Asteroid 2020 QG, which is roughly the same size as a car, came within just 2,000 miles of our planet, making it the closest passing asteroid that experts are aware of. However, it was not until it had made its way past Earth that experts became aware of it.

Paul Chodas, the director of NASA’s Center for Near Earth Object Studies, told Business Insider: “The asteroid approached undetected from the direction of the sun. We didn’t see it coming.

“Yesterday’s close approach is closest on record, if you discount a few known asteroids that have actually impacted our planet.”

By comparison, the Moon is an average of 238,855 miles away from Earth so the asteroid came much closer than that.

And 2,000 miles isn’t actually that far – Gibraltar is 1,756 miles away from London, while Rome is 1,433 miles.

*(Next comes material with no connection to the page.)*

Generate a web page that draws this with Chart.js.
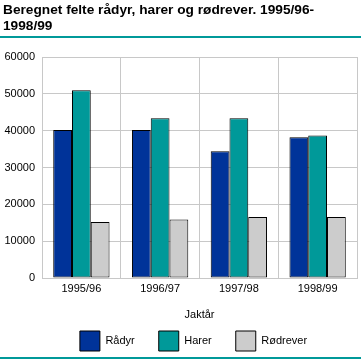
<!DOCTYPE html>
<html><head><meta charset="utf-8">
<script src="https://cdn.jsdelivr.net/npm/chart.js@4/dist/chart.umd.min.js"></script>
<style>
html,body{margin:0;padding:0;background:#fff;}
#wrap{position:relative;width:361px;height:361px;overflow:hidden;}
#title{position:absolute;left:3px;top:2px;font:bold 13.7px "Liberation Sans",Arial,sans-serif;line-height:16px;color:#000;}
.rule{position:absolute;left:0;width:361px;height:2px;background:#009999;}
canvas{position:absolute;left:0;top:0;}
</style></head>
<body><div id="wrap">
<canvas id="c" width="361" height="361"></canvas>
<div id="title">Beregnet felte rådyr, harer og rødrever. 1995/96-<br>1998/99</div>
<div class="rule" style="top:36px"></div>
<div class="rule" style="top:357px"></div>
</div>
<script>
const categories = ["1995/96","1996/97","1997/98","1998/99"];
const seriesNames = ["Rådyr","Harer","Rødrever"];
const raadyr = [40200, 40200, 34400, 38200];
const harer = [51000, 43400, 43400, 38700];
const roedrever = [15200, 15900, 16600, 16600];
const yTicks = [0,10000,20000,30000,40000,50000,60000];
const xTitle = "Jaktår";
const colors = ["#003399","#009999","#cccccc"];

const font = {family:'"Liberation Sans", Arial, sans-serif', size:11};
const legendAdjust = {
  id:'legendAdjust',
  beforeLayout(chart){
    const lg = chart.legend;
    if(lg && !lg._wrapped){
      const f = lg.fit.bind(lg);
      lg.fit = function(){ f(); this.height = 36; };
      lg._wrapped = true;
    }
  },
  afterLayout(chart){
    const lg = chart.legend;
    lg.left += 15; lg.right += 15;
    lg.top -= 16;
  }
};
new Chart(document.getElementById('c'), {
  type:'bar',
  data:{labels:categories, datasets:[raadyr,harer,roedrever].map((d,i)=>({
    label:seriesNames[i], data:d, backgroundColor:colors[i], borderColor:'#000', borderWidth:1, borderSkipped:false,
    categoryPercentage:0.715, barPercentage:1
  }))},
  options:{
    responsive:false, animation:false, devicePixelRatio:1,
    layout:{padding:{top:57,right:4,left:0,bottom:2}},
    plugins:{
      legend:{position:'bottom', labels:{boxWidth:20, boxHeight:20, padding:24, color:'#000', font}},
      tooltip:{enabled:false}
    },
    scales:{
      x:{grid:{color:'#c8c8c8', drawTicks:false, offset:true}, border:{color:'#c8c8c8'},
         ticks:{color:'#000', font, padding:4},
         title:{display:true, text:xTitle, color:'#000', font, padding:{top:9.5,bottom:1}}},
      y:{min:0,max:60000, afterBuildTicks(s){s.ticks=yTicks.map(v=>({value:v}));},
         afterFit(s){s.width=42;},
         grid:{color:'#c8c8c8', drawTicks:false}, border:{color:'#c8c8c8'},
         ticks:{color:'#000', font, padding:7, callback:(v)=>String(v)}}
    }
  },
  plugins:[legendAdjust]
});
</script>
</body></html>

And a bit further out, it’s 2,924 miles to Tenerife from London, and 2,032 miles to Corfu, according to website How Far Is It Between.

But even if the asteroid had hit Earth, at around 20 foot in size it would not have posed a threat to life on our planet.

The potential damage it could have caused would have been similar to the Chelyabinsk incident.

In 2013, a 20-metre meteor exploded over Chelyabinsk, Russia, smashing windows and caused injuries to more than 1,000 people.